Friday, May 15, 2020


An Impenetrable Clique

Douglas Boin, Coming Out Christian in the Roman World: How the Followers of Jesus Made a Place in Caesar's Empire (New York: Bloomsbury Press, 2015), pp. 1-2 (note omitted):
I have a confession to make. For a long time, I've been uncomfortable around early Christians.

In school, I was brought up on the adventure tales of Homer. In my mind, I've struggled for honor on the battlefield with the greatest of the Greek warriors, Achilles, and I've fought for my own survival while cast away at sea, lonely and heartbroken for home, like Odysseus. I've listened to the thunderous voices of men in togas and tuned in to hear political shouting matches, in Latin, fought by some of Rome's most privileged senators. From the dusty, sun-kissed streets of the Forum to the jeweled dome of Rome, the Pantheon, I've always found the ancient world a pleasant escape. Lyric poetry, Athenian tragedy, Greek comedy, even Roman concrete: there's always been a surprise around every turn. Call me a conservative, but I don't think there was ever anything wrong with the ancient world. It was perfectly fine the way it was—before it changed. And I knew whom to blame.

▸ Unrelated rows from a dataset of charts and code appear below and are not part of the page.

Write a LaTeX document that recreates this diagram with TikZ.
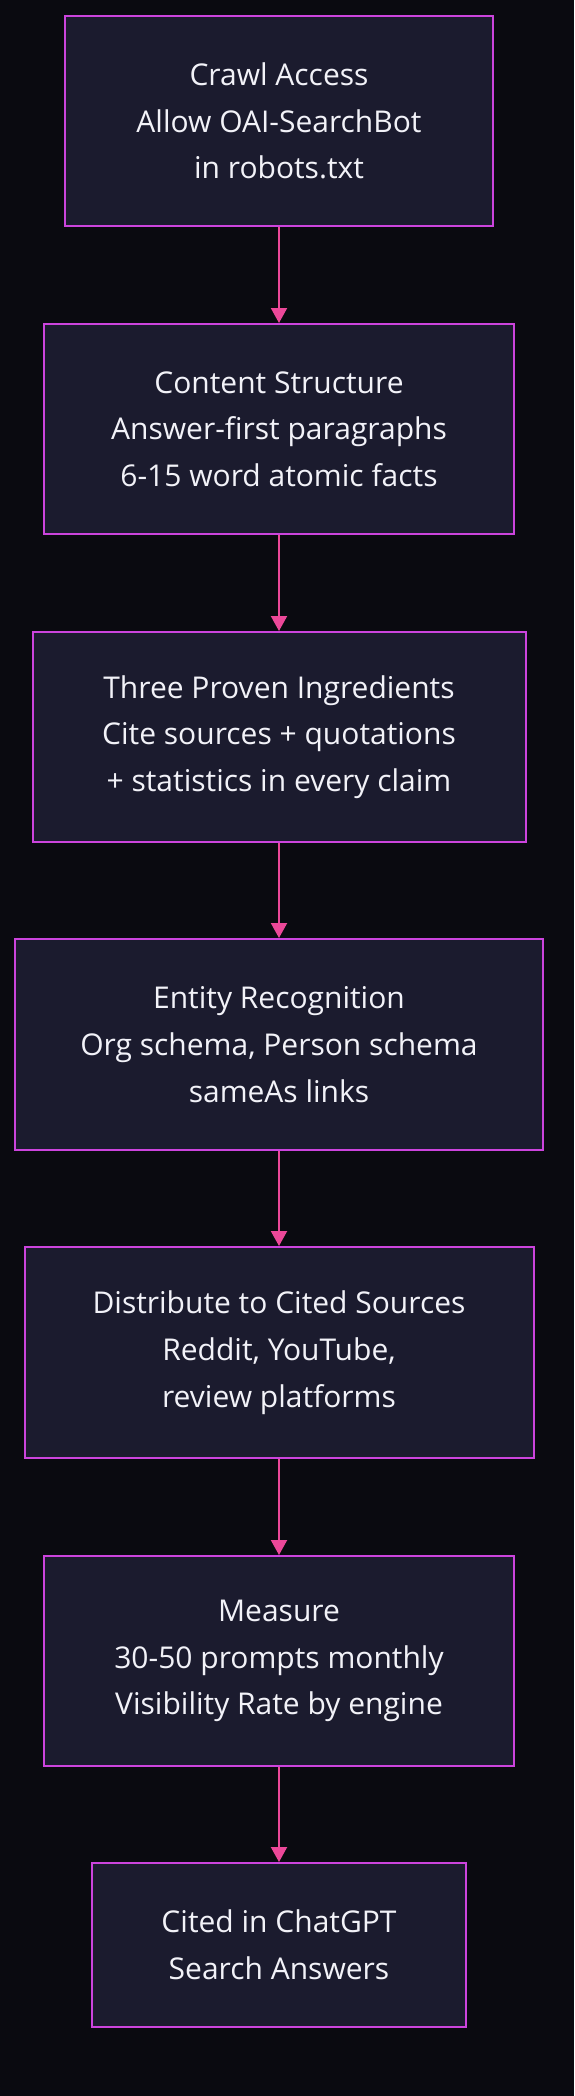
\documentclass[tikz,border=0pt]{standalone}
\usepackage{fontspec}
\setmainfont{Open Sans}
\usetikzlibrary{arrows.meta}
\definecolor{bg}{HTML}{0A0A10}
\definecolor{boxfill}{HTML}{1B1B2E}
\definecolor{boxline}{HTML}{CC44DD}
\definecolor{arrowc}{HTML}{EC4899}
\definecolor{txt}{HTML}{F2F2F8}
\tikzset{
  stepbox/.style={draw=boxline, fill=boxfill, line width=2pt, rectangle, align=center,
    text=txt, font=\fontsize{30}{46.7}\selectfont, inner sep=0pt},
  flow/.style={draw=arrowc, line width=2pt, -{Triangle[length=15pt,width=16pt,fill=arrowc]}}
}
\begin{document}
\begin{tikzpicture}[x=1pt,y=-1pt]
\fill[bg] (0,0) rectangle (574,2096);
\useasboundingbox (0,0) rectangle (574,2096);
\node[stepbox, minimum width=428pt, minimum height=210pt] (n1) at (279,121) {Crawl Access\\Allow OAI-SearchBot\\in robots.txt};
\node[stepbox, minimum width=470pt, minimum height=210pt] (n2) at (279,429) {Content Structure\\Answer-first paragraphs\\6-15 word atomic facts};
\node[stepbox, minimum width=493pt, minimum height=210pt] (n3) at (279,737) {Three Proven Ingredients\\Cite sources + quotations\\+ statistics in every claim};
\node[stepbox, minimum width=528pt, minimum height=211pt] (n4) at (279,1044.5) {Entity Recognition\\Org schema, Person schema\\sameAs links};
\node[stepbox, minimum width=509pt, minimum height=211pt] (n5) at (279,1352.5) {Distribute to Cited Sources\\Reddit, YouTube,\\review platforms};
\node[stepbox, minimum width=470pt, minimum height=210pt] (n6) at (279,1661) {Measure\\30-50 prompts monthly\\Visibility Rate by engine};
\node[stepbox, minimum width=374pt, minimum height=164pt] (n7) at (279,1945) {Cited in ChatGPT\\Search Answers};
\draw[flow] (n1.south) -- (n2.north);
\draw[flow] (n2.south) -- (n3.north);
\draw[flow] (n3.south) -- (n4.north);
\draw[flow] (n4.south) -- (n5.north);
\draw[flow] (n5.south) -- (n6.north);
\draw[flow] (n6.south) -- (n7.north);
\end{tikzpicture}
\end{document}
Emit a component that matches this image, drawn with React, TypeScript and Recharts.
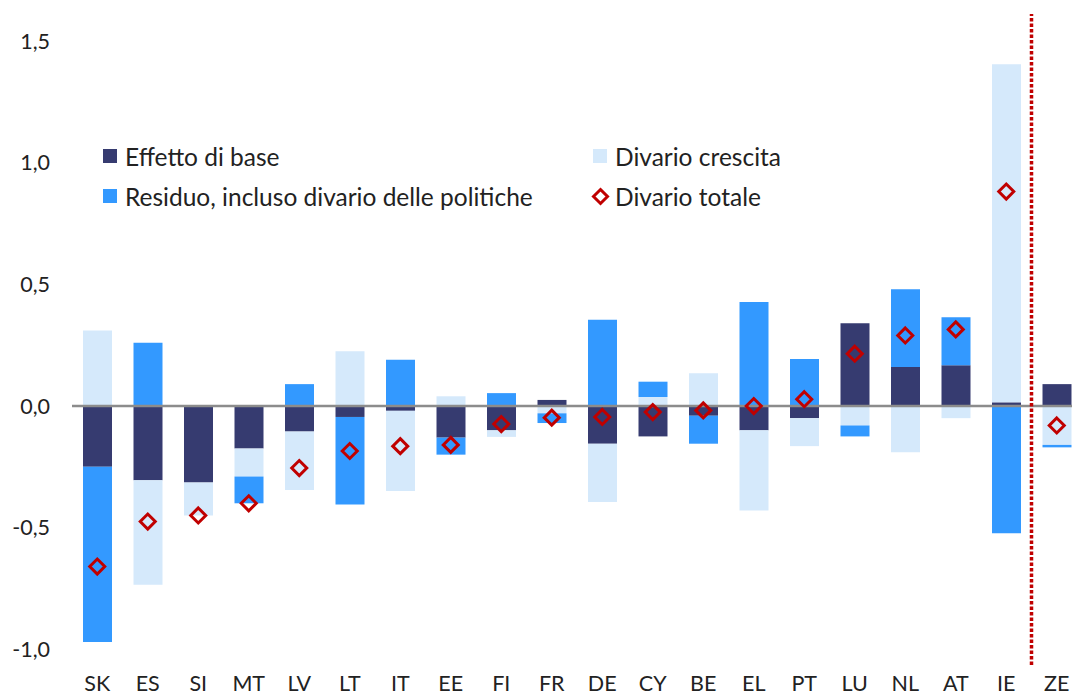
import React from 'react';
import { ComposedChart, Bar, Line, XAxis, YAxis, ReferenceLine, Legend } from 'recharts';

const categories = ['SK', 'ES', 'SI', 'MT', 'LV', 'LT', 'IT', 'EE', 'FI', 'FR', 'DE', 'CY', 'BE', 'EL', 'PT', 'LU', 'NL', 'AT', 'IE', 'ZE'];
const effettoBase = [-0.25, -0.305, -0.315, -0.175, -0.105, -0.045, -0.02, -0.13, -0.1, 0.025, -0.155, -0.125, -0.04, -0.1, -0.05, 0.34, 0.16, 0.168, 0.015, 0.09];
const divarioCrescita = [0.31, -0.43, -0.135, -0.115, -0.24, 0.225, -0.33, 0.04, -0.027, -0.03, -0.24, 0.037, 0.135, -0.33, -0.115, -0.08, -0.19, -0.05, 1.39, -0.16];
const residuo = [-0.72, 0.26, 0, -0.11, 0.09, -0.36, 0.19, -0.07, 0.053, -0.04, 0.355, 0.063, -0.115, 0.428, 0.193, -0.045, 0.32, 0.197, -0.523, -0.01];
const divarioTotale = [-0.66, -0.475, -0.45, -0.4, -0.255, -0.185, -0.165, -0.16, -0.074, -0.048, -0.045, -0.025, -0.018, 0.0, 0.028, 0.215, 0.29, 0.315, 0.882, -0.08];
const yTicks = [-1, -0.5, 0, 0.5, 1, 1.5];

const C_BASE = '#363b70';
const C_CRESC = '#d5e9fb';
const C_RES = '#3399ff';
const C_TOT = '#c00000';
const TEXT = '#222222';
const FONT = 'Lato, "Open Sans", sans-serif';

const data = categories.map((c, i) => ({
  cat: c,
  base: effettoBase[i],
  cresc: divarioCrescita[i],
  res: residuo[i],
  tot: divarioTotale[i],
}));

const legendItems = [
  { label: 'Effetto di base', color: C_BASE, type: 'square' },
  { label: 'Divario crescita', color: C_CRESC, type: 'square' },
  { label: 'Residuo, incluso divario delle politiche', color: C_RES, type: 'square' },
  { label: 'Divario totale', color: C_TOT, type: 'diamond' },
];

const Diamond = (props: any) => {
  const { cx, cy } = props;
  if (cx == null || cy == null) return null;
  const h = 7.5;
  return (
    <path
      d={`M${cx},${cy - h} L${cx + h},${cy} L${cx},${cy + h} L${cx - h},${cy} Z`}
      fill="none"
      stroke={C_TOT}
      strokeWidth={3}
    />
  );
};

const renderLegend = () => (
  <div
    style={{
      display: 'grid',
      gridTemplateColumns: '490px 320px',
      rowGap: 12,
      fontFamily: FONT,
      fontSize: 24.5,
      color: TEXT,
    }}
  >
    {legendItems.map((it) => (
      <div key={it.label} style={{ display: 'flex', alignItems: 'center', height: 28, whiteSpace: 'nowrap' }}>
        {it.type === 'square' ? (
          <span style={{ display: 'inline-block', width: 14, height: 14, background: it.color, marginRight: 8 }} />
        ) : (
          <svg width={19} height={19} style={{ marginLeft: -2, marginRight: 5 }}>
            <path d="M9.5,2.5 L16.5,9.5 L9.5,16.5 L2.5,9.5 Z" fill="none" stroke={it.color} strokeWidth={3} />
          </svg>
        )}
        <span>{it.label}</span>
      </div>
    ))}
  </div>
);

export default function App() {
  return (
    <div
      style={{
        position: 'fixed',
        left: 0,
        top: 0,
        width: 1072,
        height: 696,
        overflow: 'hidden',
        background: '#fff',
        fontFamily: FONT,
      }}
    >
      <ComposedChart
        width={1082}
        height={696}
        data={data}
        margin={{ top: 14, right: 0, bottom: 1, left: 0 }}
        stackOffset="sign"
        barSize={29}
      >
        <XAxis
          dataKey="cat"
          axisLine={false}
          tickLine={false}
          tickSize={0}
          tickMargin={11}
          height={30}
          interval={0}
          tick={{ fontSize: 21.5, fill: TEXT, fontFamily: FONT }}
        />
        <YAxis
          width={72}
          domain={[-1.065, 1.612]}
          ticks={yTicks}
          allowDataOverflow
          axisLine={false}
          tickLine={false}
          tickSize={0}
          tickMargin={22}
          tickFormatter={(v: number) => v.toFixed(1).replace('.', ',')}
          tick={{ fontSize: 21.5, fill: TEXT, fontFamily: FONT }}
        />
        <Bar dataKey="base" stackId="a" fill={C_BASE} isAnimationActive={false} />
        <Bar dataKey="cresc" stackId="a" fill={C_CRESC} isAnimationActive={false} />
        <Bar dataKey="res" stackId="a" fill={C_RES} isAnimationActive={false} />
        <ReferenceLine y={0} stroke="#8c8c8c" strokeWidth={2.5} />
        <ReferenceLine x="IE" position="end" stroke={C_TOT} strokeWidth={3.5} strokeDasharray="3.5 2" />
        <Line
          dataKey="tot"
          stroke="none"
          dot={<Diamond />}
          activeDot={false}
          legendType="none"
          isAnimationActive={false}
        />
        <Legend
          layout="vertical"
          align="center"
          verticalAlign="middle"
          wrapperStyle={{ left: 103, top: 142, width: 820 }}
          content={renderLegend}
        />
      </ComposedChart>
    </div>
  );
}
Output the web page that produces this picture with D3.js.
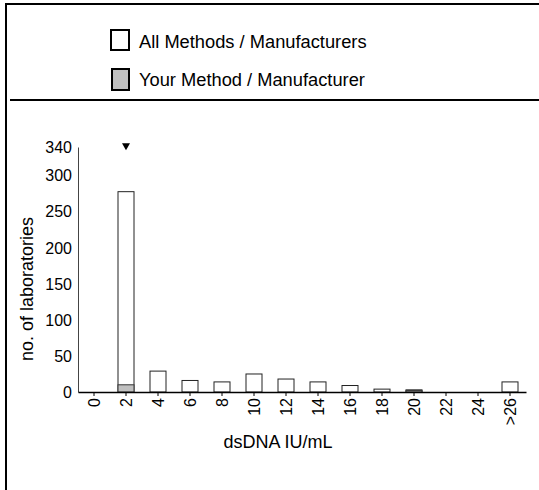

Everyone knows that early Christians were a ragtag bunch, tent makers and philosophy teachers, daughters of wealthy Romans and sons of Roman governors. To me, they've always seemed like an impenetrable clique, obstinately different. Whether praying in their churches, greeting each other with their secret signs, or practicing their favorite sport, dodging wild animals, the pathological way they stuck together as a group made me uneasy. I had my Rome, full of impressive aqueducts, packed racetracks, and stately mansions. They had theirs, with tales of resurrection and rebirth, many of which had been written in rather childish Greek grammar. What could we possibly have in common?